「健康に気を付けて、苦手な人とはあまりかかわらないようにしています」
金融庁の報告書に端を発して話題となった「老後2000万円問題」など、老後の心配事といえばやはりお金ではないでしょうか。医療費を上げない工夫として、対人関係のストレスを減らすため人間関係を考える人も。
現役時代にいくら稼ぎ、貯蓄をしておけば安心した暮らしができるのか。All About編集部が実施したアンケート調査から、北海道在住68歳男性のケースをご紹介します。
回答者の年金額
こちらの男性は、既婚で子どもあり。現役時代のピーク年収は60代の頃の700万円で、現在の貯蓄額は2000万円ほど。68歳時点の年金額(老齢基礎年金、老齢厚生年金、個人年金などの合計)は月20万円ほどで、その額には「満足している」と回答しています。
68歳男性の年金平均額は?
厚生労働省が発表した「令和3年度厚生年金保険・国民年金事業の概況」によると、厚生年金保険(第1号)の平均年金受給額は月額14万5665円。65歳以上男性の平均値を見ると16万9006円。68歳時点の年金額である月20万円は、平均より多いといえそうです。
「不満はあるが、ぜいたくは言えない」
年金額に満足している理由として「この額は生活費を考え、私なりにぜいたくしない範囲で暮らせば生活可能な額です。違う視点で見ると、もっと多くいただければ、さらに豊かな暮らしができるわけですから、多いに越したことはありません」と語る男性。

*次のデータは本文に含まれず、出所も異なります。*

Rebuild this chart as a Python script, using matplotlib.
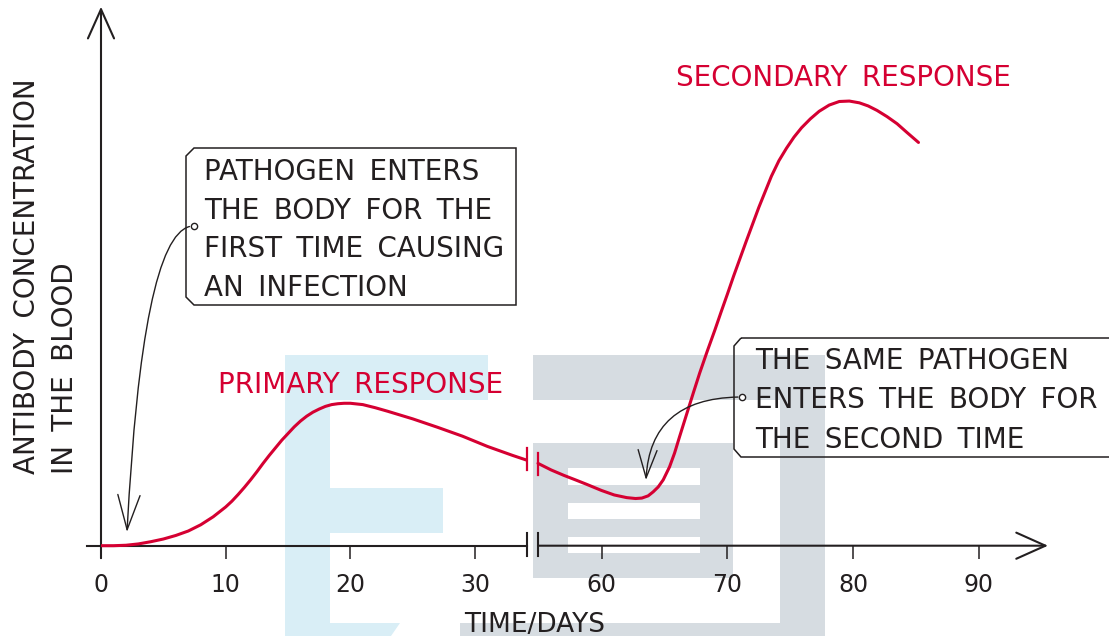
import matplotlib
matplotlib.use("Agg")
import matplotlib.pyplot as plt
from matplotlib.patches import Polygon, Rectangle

INK = "#231f20"
RED = "#d50032"
WM_BLUE = "#d9eef6"
WM_GREY = "#d6dce1"

# primary response, days 0 .. axis break
primary_days = [0, 1, 2, 3, 4, 5, 6, 7, 8, 9, 10, 10.5, 11, 11.5, 12, 12.5, 13,
                13.5, 14, 14.5, 15, 15.5, 16, 16.5, 17, 17.5, 18, 18.5, 19, 19.5,
                20, 21, 22, 23, 25, 27, 29, 31, 33, 34.17]
primary_conc = [0.0, 0.0, 0.1, 0.4, 0.9, 1.5, 2.3, 3.3, 4.7, 6.5, 8.7, 10.0,
                11.5, 13.1, 14.8, 16.6, 18.5, 20.3, 22.0, 23.7, 25.2, 26.7,
                28.0, 29.1, 30.0, 30.7, 31.3, 31.7, 31.9, 32.0, 32.0, 31.7,
                31.0, 30.2, 28.5, 26.6, 24.6, 22.3, 20.3, 19.2]

# secondary response, axis break .. day 85
secondary_days = [54.94, 56.0, 57.0, 58.0, 58.8, 60.0, 61.0, 62.0, 62.7, 63.2,
                  63.7, 64.1, 64.5, 64.9, 65.4, 65.8, 66.2, 66.7, 67.3, 67.8,
                  68.4, 69.0, 69.5, 70.0, 70.5, 71.0, 71.5, 72.0, 72.5, 73.0,
                  73.5, 74.1, 74.7, 75.3, 75.9, 76.6, 77.3, 78.1, 78.9, 79.7,
                  80.5, 81.2, 81.9, 82.7, 83.5, 84.3, 85.2]
secondary_conc = [18.5, 17.0, 15.8, 14.7, 13.8, 12.4, 11.4, 10.8, 10.6, 10.7,
                  11.2, 12.1, 13.2, 14.8, 17.7, 20.8, 24.5, 29.0, 34.4, 38.8,
                  43.7, 48.4, 52.5, 56.5, 60.6, 64.5, 68.4, 72.2, 76.0, 79.5,
                  83.0, 86.5, 89.3, 91.8, 93.9, 95.9, 97.6, 99.0, 99.8, 99.9,
                  99.5, 98.8, 97.8, 96.4, 94.8, 92.8, 90.6]

left_ticks = [0, 10, 20, 30]
right_ticks = [60, 70, 80, 90]
left_range = (0, 34.17)      # days shown before the break
right_range = (54.94, 95.5)  # days shown after the break
conc_range = (0, 121.1)

SP = " \u2009"  # the hand lettering uses wide word gaps
box1_lines = ["PATHOGEN ENTERS", "THE BODY FOR THE", "FIRST TIME CAUSING", "AN INFECTION"]
box2_lines = ["THE SAME PATHOGEN", "ENTERS THE BODY FOR", "THE SECOND TIME"]


def wide(s):
    return s.replace(" ", SP)


W, H = 1109, 636
fig = plt.figure(figsize=(W / 100, H / 100), dpi=100)


def px_box(x0, y0, x1, y1):
    """pixel box (origin top-left) -> figure fraction rect"""
    return [x0 / W, 1 - y1 / H, (x1 - x0) / W, (y1 - y0) / H]


# faint watermark shapes behind everything
bg = fig.add_axes([0, 0, 1, 1], zorder=0)
bg.set_xlim(0, W)
bg.set_ylim(H, 0)
bg.axis("off")
for (x0, y0, x1, y1) in [(285, 355, 330, 636), (285, 355, 488, 400), (330, 488, 443, 533)]:
    bg.add_patch(Rectangle((x0, y0), x1 - x0, y1 - y0, fc=WM_BLUE, ec="none"))
bg.add_patch(Polygon([(330, 623), (400, 623), (391, 636), (330, 636)], fc=WM_BLUE, ec="none"))
for (x0, y0, x1, y1) in [(533, 355, 825, 400), (780, 355, 825, 636),
                         (533, 443, 733, 578), (460, 623, 825, 636)]:
    bg.add_patch(Rectangle((x0, y0), x1 - x0, y1 - y0, fc=WM_GREY, ec="none"))
for (y0, y1) in [(468, 485), (503, 519), (537, 553)]:
    bg.add_patch(Rectangle((568, y0), 132, y1 - y0, fc="white", ec="none"))

ax1 = fig.add_axes(px_box(101, 6.7, 527, 545.7), zorder=2)
ax2 = fig.add_axes(px_box(538, 6.7, 1048, 545.7), zorder=2)
for ax, rng, ticks in [(ax1, left_range, left_ticks), (ax2, right_range, right_ticks)]:
    ax.set_xlim(*rng)
    ax.set_ylim(*conc_range)
    ax.patch.set_alpha(0)
    for s in ax.spines.values():
        s.set_visible(False)
    ax.set_yticks([])
    ax.set_xticks(ticks)
    ax.tick_params(axis="x", direction="out", length=9.4, width=1.1, color=INK,
                   labelsize=17, labelcolor=INK, pad=10)

head = "->,head_length=1.05,head_width=0.47"
ax1.annotate("", xy=(0, conc_range[1]), xytext=(0, -2.8), annotation_clip=False,
             arrowprops=dict(arrowstyle=head, lw=1.5, color=INK, mutation_scale=20,
                             shrinkA=0, shrinkB=0))
ax1.plot([-1.15, left_range[1]], [0, 0], color=INK, lw=1.5, clip_on=False, zorder=3)
ax1.plot([left_range[1]] * 2, [-2.3, 2.85], color=INK, lw=1.5, clip_on=False, zorder=3)
ax2.plot([right_range[0]] * 2, [-2.3, 2.85], color=INK, lw=1.5, clip_on=False, zorder=3)
ax2.annotate("", xy=(right_range[1], 0), xytext=(right_range[0], 0), annotation_clip=False,
             arrowprops=dict(arrowstyle=head, lw=1.5, color=INK, mutation_scale=20,
                             shrinkA=0, shrinkB=0))

ax1.plot(primary_days, primary_conc, color=RED, lw=2.2, solid_capstyle="butt",
         solid_joinstyle="round", clip_on=False, zorder=4)
ax2.plot(secondary_days, secondary_conc, color=RED, lw=2.2, solid_capstyle="round",
         solid_joinstyle="round", clip_on=False, zorder=4)
ax1.plot([primary_days[-1]] * 2, [17.0, 21.9], color=RED, lw=1.6, clip_on=False, zorder=4)
ax2.plot([secondary_days[0]] * 2, [15.9, 20.8], color=RED, lw=1.6, clip_on=False, zorder=4)

# overlay for labels and callout boxes (pixel coordinates)
ov = fig.add_axes([0, 0, 1, 1], zorder=3)
ov.set_xlim(0, W)
ov.set_ylim(H, 0)
ov.axis("off")

ov.text(35, 474, wide("ANTIBODY CONCENTRATION"), rotation=90, rotation_mode="anchor",
        ha="left", va="baseline", fontsize=20, color=INK)
ov.text(73, 474, wide("IN THE BLOOD"), rotation=90, rotation_mode="anchor",
        ha="left", va="baseline", fontsize=20, color=INK)
ov.text(535, 632, "TIME/DAYS", ha="center", va="baseline", fontsize=19, color=INK)
ov.text(218, 393, wide("PRIMARY RESPONSE"), ha="left", va="baseline", fontsize=20, color=RED)
ov.text(676, 86, wide("SECONDARY RESPONSE"), ha="left", va="baseline", fontsize=20, color=RED)

ov.add_patch(Polygon([(194, 148), (516, 148), (516, 305), (194, 305), (186, 297), (186, 156)],
                     closed=True, fill=False, ec=INK, lw=1.1))
for i, line in enumerate(box1_lines):
    ov.text(204, 180 + i * 38.7, wide(line), ha="left", va="baseline", fontsize=20, color=INK)

ov.add_patch(Polygon([(741, 338), (1120, 338), (1120, 457), (741, 457), (734, 449), (734, 346)],
                     closed=True, fill=False, ec=INK, lw=1.1, clip_on=False))
for i, line in enumerate(box2_lines):
    ov.text(755, 369 + i * 39.5, wide(line), ha="left", va="baseline", fontsize=20, color=INK)

ov.annotate("", xy=(127, 532), xytext=(193.6, 226),
            arrowprops=dict(arrowstyle="->,head_length=1.25,head_width=0.4", lw=1.0,
                            color=INK, mutation_scale=20, shrinkA=3, shrinkB=0,
                            connectionstyle="angle3,angleA=180,angleB=87"))
ov.annotate("", xy=(646, 480), xytext=(742, 397),
            arrowprops=dict(arrowstyle="->,head_length=1.0,head_width=0.34", lw=1.0,
                            color=INK, mutation_scale=20, shrinkA=3, shrinkB=0,
                            connectionstyle="angle3,angleA=180,angleB=87"))
ov.plot([193.6, 742], [226, 397], ls="none", marker="o", ms=4.5, mfc="white",
        mec=INK, mew=1.0)

fig.savefig("out.png", dpi=100)
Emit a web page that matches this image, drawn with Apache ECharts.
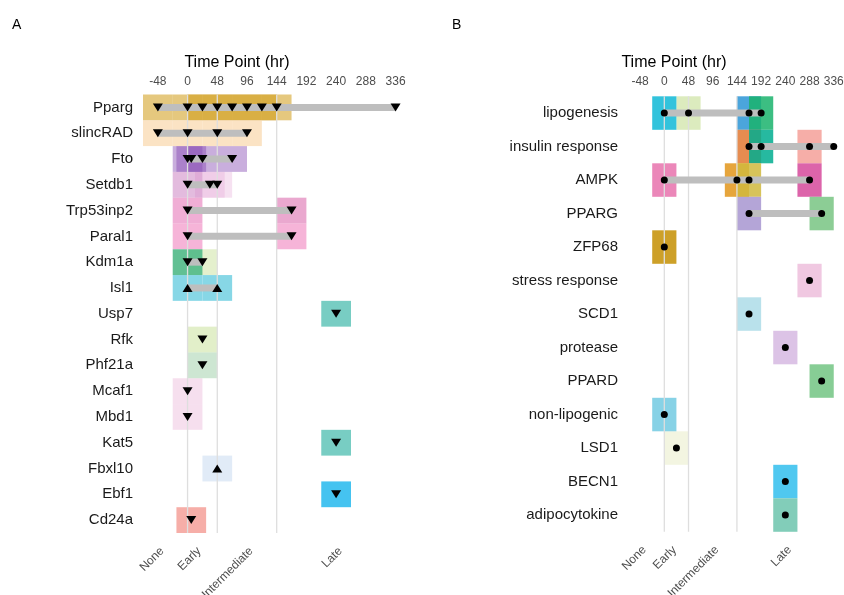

「しかし、現在の日本の年金状況を見てみると、少子化で労働人口が減少し、高齢人口が多くなってきています。かつてのビラミッド型の人口構成とは大きく変化してきていること、さらには日本の経済力の低迷してきていることなどを考えると、先細る要素が多くあって、ぜいたくは言えない気持ちです」と、実際には不満がありつつも、全体のことを考えるとぜいたくは言えないという認識のようです。
「現役時代で後悔することはありません」
現役時代の後悔について伺うと「後悔することはありません」ときっぱり回答した男性。
ピーク年収も60代とのこと。収入に対しての後悔は残らない、稼ぎ切るような形で現役時代を終えたようです。
「町内会などで苦手な人とはかかわらないようにする」
現在の年金暮らしで工夫している節約術を伺うと「生活費から無駄なものは省くよう工夫しています。健康には気を付けて病気にならないよう、適度な運動をして栄養バランスの取れた食事を心がけ、規則正しく生活しています。また精神的な健康にも配慮し、あまりストレスになるようなことは抱え込まないように気を付けています。具体的には、町内会役員などは無理のない範囲でお受けしています。苦手な人とはあまりかかわらないようにしています」とのこと。
今後については「今の生活レベルが維持できる社会であってほしいと考えています。それが可能であれば、前述したとおり、大満足というわけではありませんが満足です。国は増え続ける社会保障に対応するため、その財源として受益者に資産課税を考えているようですが、このような施策は正しい人の心の在り方に反する、負の政策といわざるをえません。また、これまで以上に平和な社会が維持されることを願っています」と語ってくれました。